Sampang, 13/1 (Media Madura) – Ketua Madura Development Watch (MDW) Mahrus Alie, angkat bicara setelah dikeluarkannya Surat Perintah Penghentian Penyidikan (SP3) terhadap kasus dugaan korupsi di tubuh PT Sampang Mandiri Perkasa (SMP) yang menyandung tersangka Hasan Ali. Jumat (13/1/2017).
“Padahal, keterlibatan direksi PT SMP Hasan Ali dalam carut marutnya BUMD itu sangat besar,” kata Mahrus.
Dijelaskan Mahrus, keterlibatan Hasan Ali merupakan rentetan dan pengembangan kasus korupsi PT SMP hingga ditetapkan sebagai tersangka. Kala itu, kasus tersebut dilakukan mantan Bupati Sampang, Noer Tjahja cs. Sebab keberadaan Hasan Ali di dalam kepengurusan PT SMP sejak tahun 2013 lalu.
“Di mana saat itu PT SMP tidak murni sebagai perusahaan swasta, yakni sahamnya sebanyak 51 persen masih milik pemerintah dan 49 persen milik swasta. Jadi jelas Hasan Ali masih ada keterlibatan,” tuturnya.
Selain itu, lanjut Mahrus, persoalan hukum yang menggrogoti tubuh PT Sampang bukan hanya kasus biasa. Bahkan, seperti pengakuan Hasan Ali pada saat audensi beberapa waktu lau mengakui adanya dana deviden yang dipaksakan.
Berdasarkan data yang dimilikinya, bukti transaksi deviden itu berlangsung pada tanggal 30 Mei 2014 sebesar Rp 11 miliar, kemudian pada tanggal 7 Juni 2014 sebesar Rp 5 miliar.

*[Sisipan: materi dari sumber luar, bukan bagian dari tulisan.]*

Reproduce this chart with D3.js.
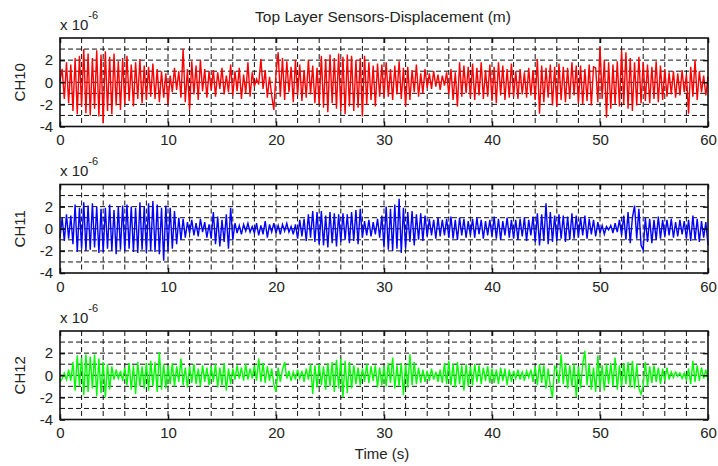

“Direksi PT SMP melakukan transaksi keuangan itu di luar RUPS dan jelas itu menyalahi aturan,” ujarnya.
Pihaknya mengaku gamang terhadap keabsahan status PT SMP yang dikatakan perusahaan swasta sejak tahun 2015 lalu. Padahal, menurutnya, pada Desember 2016, PT SMP telah melaksanakan RUPS sebanyak dua kali. Namun saat itu, pemilik saham dari PT Asa Perkasa tidak menghadirinya.
“Desember 2016 kemarin saja, dua kali ada RUPS, Sekda waktu itu datang. Ini swasta gimana? Jadi alasan kejaksaan itu mengada-ada. Apalagi aset-aset PT SMP masih milik Pemkab,” tandasnya.
Sementara itu, Kasi Pidana Khusus Kejari Sampang, Yudie Arieanto Tri Santosa, mengatakan, dikeluarkannya SP3 terhadap Hasan Ali selaku Direksi PT SMP karena tidak terpenuhinya dua alat bukti terhadap yang bersangkutan untuk ditingkatkan ke tahap penuntutan.
Sebagaimana hasil putusan MA bahwa PT SMP tidak lagi sebagai BUMD, melainkan sudah menjadi perusahaan swasta nasional yang menjadikan BPKP perwakilan Jatim tidak bisa melakukan audit keuangannya.
“Karena putusan pengadilan tidak akan membuat putusan yang kontradiktif. Dengan alasan itulah, apabila kita naikkan ke tahap penuntutan, maka kita sudah tahu hasilnya. Artinya, jika kita paksakan perkaranya hasilnya tidak bagus,” tandasnya.